[What is expected]
Return precisely the span of lines from the top of the material below to the line containing "var yTicks = [-1, -0.5, 0, 0.5, 1];", both included. Pictures are excluded.
══════
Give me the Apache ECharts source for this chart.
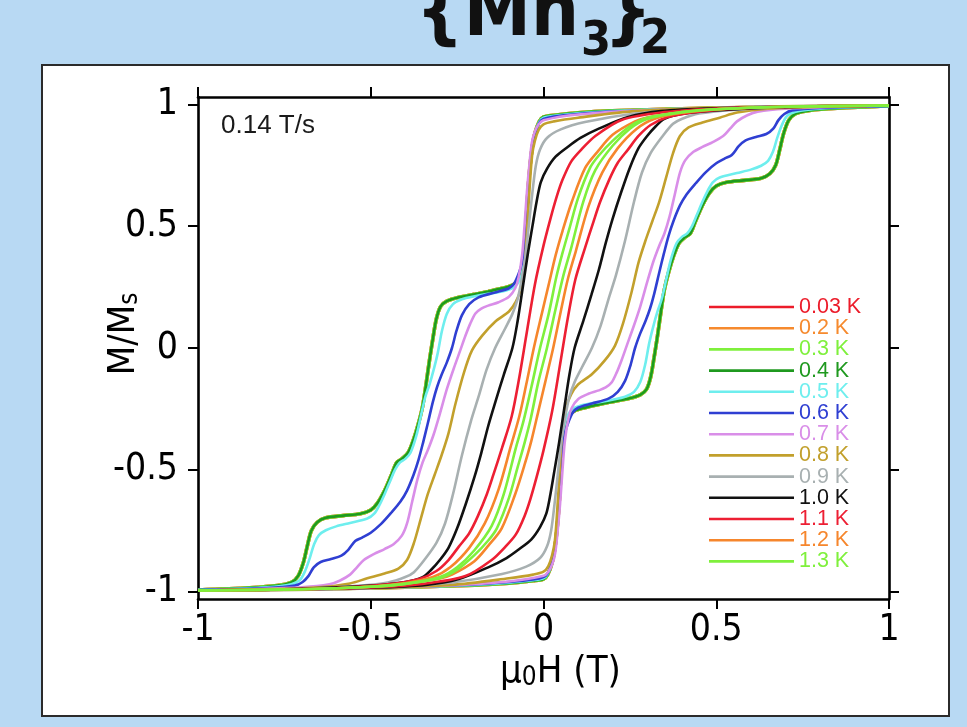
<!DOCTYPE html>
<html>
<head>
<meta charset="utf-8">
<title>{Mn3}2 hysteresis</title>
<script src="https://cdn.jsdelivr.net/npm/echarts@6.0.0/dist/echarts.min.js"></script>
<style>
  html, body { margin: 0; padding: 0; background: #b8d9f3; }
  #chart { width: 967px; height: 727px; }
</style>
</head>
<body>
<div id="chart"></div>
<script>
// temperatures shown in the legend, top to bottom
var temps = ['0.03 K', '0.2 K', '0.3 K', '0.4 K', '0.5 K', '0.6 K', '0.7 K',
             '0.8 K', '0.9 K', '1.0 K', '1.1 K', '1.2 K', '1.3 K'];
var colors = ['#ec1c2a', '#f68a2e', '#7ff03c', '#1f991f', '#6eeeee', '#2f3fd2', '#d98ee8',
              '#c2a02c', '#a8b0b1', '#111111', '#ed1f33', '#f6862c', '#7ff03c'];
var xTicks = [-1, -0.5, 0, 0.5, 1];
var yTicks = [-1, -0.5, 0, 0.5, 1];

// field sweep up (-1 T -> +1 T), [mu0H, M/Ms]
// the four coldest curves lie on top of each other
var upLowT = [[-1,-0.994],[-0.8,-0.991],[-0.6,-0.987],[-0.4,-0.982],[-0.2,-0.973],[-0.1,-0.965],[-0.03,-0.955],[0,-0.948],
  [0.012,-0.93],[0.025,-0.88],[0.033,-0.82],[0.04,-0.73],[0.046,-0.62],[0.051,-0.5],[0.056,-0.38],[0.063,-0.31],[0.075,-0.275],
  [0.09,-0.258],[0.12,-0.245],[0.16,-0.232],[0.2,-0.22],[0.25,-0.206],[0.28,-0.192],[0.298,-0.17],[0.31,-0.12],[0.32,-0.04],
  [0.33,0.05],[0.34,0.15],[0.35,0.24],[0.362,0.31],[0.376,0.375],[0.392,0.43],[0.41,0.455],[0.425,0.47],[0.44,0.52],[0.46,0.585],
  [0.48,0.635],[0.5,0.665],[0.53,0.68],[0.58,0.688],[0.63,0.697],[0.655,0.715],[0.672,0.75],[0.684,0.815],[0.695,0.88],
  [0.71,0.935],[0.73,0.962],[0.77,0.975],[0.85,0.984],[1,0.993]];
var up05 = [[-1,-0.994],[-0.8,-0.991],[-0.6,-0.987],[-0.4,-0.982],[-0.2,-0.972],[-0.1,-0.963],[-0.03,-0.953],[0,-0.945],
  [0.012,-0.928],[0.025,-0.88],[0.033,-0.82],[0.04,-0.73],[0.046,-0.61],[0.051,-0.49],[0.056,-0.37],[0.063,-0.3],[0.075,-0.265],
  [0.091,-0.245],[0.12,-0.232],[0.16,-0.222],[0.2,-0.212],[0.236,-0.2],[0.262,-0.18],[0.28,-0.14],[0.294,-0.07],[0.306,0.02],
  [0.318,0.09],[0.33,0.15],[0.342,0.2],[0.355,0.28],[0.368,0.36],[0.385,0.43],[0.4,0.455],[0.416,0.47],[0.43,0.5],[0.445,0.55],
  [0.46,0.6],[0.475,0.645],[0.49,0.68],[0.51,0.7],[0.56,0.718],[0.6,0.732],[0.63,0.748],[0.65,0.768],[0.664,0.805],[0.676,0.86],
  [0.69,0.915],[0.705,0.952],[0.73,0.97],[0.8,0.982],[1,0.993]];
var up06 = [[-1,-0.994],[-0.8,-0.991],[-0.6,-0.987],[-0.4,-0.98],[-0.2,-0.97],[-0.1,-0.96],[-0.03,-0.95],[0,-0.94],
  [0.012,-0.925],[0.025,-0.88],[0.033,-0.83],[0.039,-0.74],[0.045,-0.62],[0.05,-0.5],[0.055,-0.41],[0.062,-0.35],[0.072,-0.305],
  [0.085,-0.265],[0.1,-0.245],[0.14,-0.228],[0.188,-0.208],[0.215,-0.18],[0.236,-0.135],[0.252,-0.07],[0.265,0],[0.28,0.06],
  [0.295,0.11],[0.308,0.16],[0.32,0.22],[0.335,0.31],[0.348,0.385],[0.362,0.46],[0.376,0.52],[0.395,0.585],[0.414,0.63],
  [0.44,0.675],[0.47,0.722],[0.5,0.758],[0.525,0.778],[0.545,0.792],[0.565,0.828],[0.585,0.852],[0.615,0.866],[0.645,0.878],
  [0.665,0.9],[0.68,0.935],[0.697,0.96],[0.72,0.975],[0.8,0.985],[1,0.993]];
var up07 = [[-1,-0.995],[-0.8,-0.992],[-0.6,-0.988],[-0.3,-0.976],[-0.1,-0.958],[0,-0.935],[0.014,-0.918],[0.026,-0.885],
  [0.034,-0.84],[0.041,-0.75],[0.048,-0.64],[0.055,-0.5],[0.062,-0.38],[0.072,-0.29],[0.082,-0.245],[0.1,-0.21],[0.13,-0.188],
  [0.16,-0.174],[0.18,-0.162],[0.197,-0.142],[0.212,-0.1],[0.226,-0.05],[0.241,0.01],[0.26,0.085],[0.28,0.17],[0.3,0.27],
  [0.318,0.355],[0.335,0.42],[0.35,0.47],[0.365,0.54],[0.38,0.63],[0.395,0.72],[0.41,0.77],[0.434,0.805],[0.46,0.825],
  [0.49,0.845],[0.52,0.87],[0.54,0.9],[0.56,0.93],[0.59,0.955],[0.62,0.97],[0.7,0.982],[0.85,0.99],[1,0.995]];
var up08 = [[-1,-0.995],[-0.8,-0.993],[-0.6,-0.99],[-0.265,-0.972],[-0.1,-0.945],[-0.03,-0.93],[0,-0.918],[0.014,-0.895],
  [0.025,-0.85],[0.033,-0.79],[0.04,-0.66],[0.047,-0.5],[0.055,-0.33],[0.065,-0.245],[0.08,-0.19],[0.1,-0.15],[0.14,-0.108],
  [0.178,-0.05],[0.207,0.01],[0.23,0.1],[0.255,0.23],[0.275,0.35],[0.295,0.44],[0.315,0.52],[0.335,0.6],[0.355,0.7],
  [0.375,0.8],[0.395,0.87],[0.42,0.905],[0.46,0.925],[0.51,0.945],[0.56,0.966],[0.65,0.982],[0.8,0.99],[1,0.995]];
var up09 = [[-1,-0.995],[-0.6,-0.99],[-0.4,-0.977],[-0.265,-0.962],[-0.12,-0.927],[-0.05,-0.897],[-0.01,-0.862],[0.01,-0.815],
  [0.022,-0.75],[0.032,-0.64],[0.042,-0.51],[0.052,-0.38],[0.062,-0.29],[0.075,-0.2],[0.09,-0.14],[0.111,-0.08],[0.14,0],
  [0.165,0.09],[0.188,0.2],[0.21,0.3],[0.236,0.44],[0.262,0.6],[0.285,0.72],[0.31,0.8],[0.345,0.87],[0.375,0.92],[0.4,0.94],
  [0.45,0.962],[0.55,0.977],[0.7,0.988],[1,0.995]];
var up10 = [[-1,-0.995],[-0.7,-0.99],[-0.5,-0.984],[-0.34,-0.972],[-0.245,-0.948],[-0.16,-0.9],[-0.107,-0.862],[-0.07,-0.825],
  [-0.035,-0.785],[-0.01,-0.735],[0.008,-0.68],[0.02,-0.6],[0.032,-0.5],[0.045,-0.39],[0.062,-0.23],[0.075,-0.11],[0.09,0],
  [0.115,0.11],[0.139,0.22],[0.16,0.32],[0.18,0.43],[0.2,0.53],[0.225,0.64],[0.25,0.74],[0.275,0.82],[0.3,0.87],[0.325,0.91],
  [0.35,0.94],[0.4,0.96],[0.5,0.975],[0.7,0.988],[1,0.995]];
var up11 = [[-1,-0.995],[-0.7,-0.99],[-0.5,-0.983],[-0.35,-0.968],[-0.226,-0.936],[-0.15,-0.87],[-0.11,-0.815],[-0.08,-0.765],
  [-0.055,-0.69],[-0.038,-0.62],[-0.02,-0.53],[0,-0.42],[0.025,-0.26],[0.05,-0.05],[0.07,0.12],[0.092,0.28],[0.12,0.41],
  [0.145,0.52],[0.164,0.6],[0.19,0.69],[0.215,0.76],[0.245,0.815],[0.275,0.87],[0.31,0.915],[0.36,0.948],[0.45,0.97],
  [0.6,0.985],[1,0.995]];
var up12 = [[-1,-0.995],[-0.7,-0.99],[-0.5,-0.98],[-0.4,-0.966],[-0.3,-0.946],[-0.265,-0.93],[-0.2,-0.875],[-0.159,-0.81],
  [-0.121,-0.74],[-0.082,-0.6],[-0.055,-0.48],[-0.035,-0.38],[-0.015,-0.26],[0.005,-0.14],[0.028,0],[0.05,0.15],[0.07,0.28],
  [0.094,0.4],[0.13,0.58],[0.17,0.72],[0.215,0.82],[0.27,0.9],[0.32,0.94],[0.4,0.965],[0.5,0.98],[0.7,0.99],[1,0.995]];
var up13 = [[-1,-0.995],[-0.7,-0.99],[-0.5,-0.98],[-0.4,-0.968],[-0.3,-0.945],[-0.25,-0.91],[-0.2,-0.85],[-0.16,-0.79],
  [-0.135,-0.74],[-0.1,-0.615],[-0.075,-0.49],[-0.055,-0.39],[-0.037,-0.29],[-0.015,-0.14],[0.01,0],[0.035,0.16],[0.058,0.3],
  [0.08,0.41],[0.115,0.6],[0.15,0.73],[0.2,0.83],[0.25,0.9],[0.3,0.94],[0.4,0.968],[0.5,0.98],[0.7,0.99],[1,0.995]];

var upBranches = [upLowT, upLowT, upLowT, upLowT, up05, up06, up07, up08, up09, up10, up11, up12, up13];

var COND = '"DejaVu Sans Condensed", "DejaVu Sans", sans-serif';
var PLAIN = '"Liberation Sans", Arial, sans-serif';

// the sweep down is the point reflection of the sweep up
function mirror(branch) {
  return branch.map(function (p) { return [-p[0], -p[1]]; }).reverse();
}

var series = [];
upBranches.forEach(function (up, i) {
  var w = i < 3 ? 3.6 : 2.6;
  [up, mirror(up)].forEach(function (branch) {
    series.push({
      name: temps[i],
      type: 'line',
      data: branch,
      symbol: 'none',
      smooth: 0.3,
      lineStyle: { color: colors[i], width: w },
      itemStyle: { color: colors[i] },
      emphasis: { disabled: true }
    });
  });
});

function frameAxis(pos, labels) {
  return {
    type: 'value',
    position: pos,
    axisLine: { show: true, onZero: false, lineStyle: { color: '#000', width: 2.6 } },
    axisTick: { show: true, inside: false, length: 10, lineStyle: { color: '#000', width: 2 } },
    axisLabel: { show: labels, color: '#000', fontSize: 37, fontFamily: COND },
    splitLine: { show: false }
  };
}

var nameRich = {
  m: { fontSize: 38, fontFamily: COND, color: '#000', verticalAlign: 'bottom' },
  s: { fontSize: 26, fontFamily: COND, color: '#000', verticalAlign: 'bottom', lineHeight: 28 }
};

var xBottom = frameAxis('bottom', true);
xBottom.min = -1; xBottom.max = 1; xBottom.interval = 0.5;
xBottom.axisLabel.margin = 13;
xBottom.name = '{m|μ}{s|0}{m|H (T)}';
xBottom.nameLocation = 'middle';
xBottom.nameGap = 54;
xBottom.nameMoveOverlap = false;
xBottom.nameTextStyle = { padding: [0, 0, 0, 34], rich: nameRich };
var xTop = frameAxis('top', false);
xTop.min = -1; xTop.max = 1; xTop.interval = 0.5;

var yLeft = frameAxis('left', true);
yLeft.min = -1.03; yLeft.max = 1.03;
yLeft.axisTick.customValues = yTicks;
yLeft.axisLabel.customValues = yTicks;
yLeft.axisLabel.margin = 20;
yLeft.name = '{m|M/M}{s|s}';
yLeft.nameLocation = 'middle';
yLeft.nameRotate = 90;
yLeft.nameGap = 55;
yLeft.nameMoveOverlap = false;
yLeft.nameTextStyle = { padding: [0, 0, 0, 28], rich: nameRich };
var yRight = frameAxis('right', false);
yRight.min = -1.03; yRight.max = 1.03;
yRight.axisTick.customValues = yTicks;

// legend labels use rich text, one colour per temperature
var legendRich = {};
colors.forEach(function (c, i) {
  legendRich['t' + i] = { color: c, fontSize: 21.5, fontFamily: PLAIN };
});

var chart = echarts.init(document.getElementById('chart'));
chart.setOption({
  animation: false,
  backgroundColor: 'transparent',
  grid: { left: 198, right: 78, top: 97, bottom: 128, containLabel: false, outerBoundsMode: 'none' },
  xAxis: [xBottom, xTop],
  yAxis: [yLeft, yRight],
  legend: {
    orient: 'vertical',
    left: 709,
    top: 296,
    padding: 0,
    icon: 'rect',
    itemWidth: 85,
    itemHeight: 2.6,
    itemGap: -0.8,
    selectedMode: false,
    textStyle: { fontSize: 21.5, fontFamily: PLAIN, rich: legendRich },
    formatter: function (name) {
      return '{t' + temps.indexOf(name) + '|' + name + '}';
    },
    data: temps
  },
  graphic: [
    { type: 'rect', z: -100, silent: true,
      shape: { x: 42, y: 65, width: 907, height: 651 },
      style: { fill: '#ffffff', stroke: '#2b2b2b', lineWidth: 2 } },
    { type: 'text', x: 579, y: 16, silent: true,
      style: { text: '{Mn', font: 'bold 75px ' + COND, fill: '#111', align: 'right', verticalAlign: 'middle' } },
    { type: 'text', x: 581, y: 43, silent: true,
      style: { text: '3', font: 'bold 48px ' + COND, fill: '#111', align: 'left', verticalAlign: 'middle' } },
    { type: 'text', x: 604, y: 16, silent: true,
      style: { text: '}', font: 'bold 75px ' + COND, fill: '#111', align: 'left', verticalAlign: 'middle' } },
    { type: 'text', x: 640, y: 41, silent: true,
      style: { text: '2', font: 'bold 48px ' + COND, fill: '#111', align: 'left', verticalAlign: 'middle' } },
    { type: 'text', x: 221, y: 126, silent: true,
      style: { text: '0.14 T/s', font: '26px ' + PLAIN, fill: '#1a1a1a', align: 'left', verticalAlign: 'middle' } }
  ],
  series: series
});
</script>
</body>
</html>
══════
[Answer for the task]
Give me the Apache ECharts source for this chart.
<!DOCTYPE html>
<html>
<head>
<meta charset="utf-8">
<title>{Mn3}2 hysteresis</title>
<script src="https://cdn.jsdelivr.net/npm/echarts@6.0.0/dist/echarts.min.js"></script>
<style>
  html, body { margin: 0; padding: 0; background: #b8d9f3; }
  #chart { width: 967px; height: 727px; }
</style>
</head>
<body>
<div id="chart"></div>
<script>
// temperatures shown in the legend, top to bottom
var temps = ['0.03 K', '0.2 K', '0.3 K', '0.4 K', '0.5 K', '0.6 K', '0.7 K',
             '0.8 K', '0.9 K', '1.0 K', '1.1 K', '1.2 K', '1.3 K'];
var colors = ['#ec1c2a', '#f68a2e', '#7ff03c', '#1f991f', '#6eeeee', '#2f3fd2', '#d98ee8',
              '#c2a02c', '#a8b0b1', '#111111', '#ed1f33', '#f6862c', '#7ff03c'];
var xTicks = [-1, -0.5, 0, 0.5, 1];
var yTicks = [-1, -0.5, 0, 0.5, 1];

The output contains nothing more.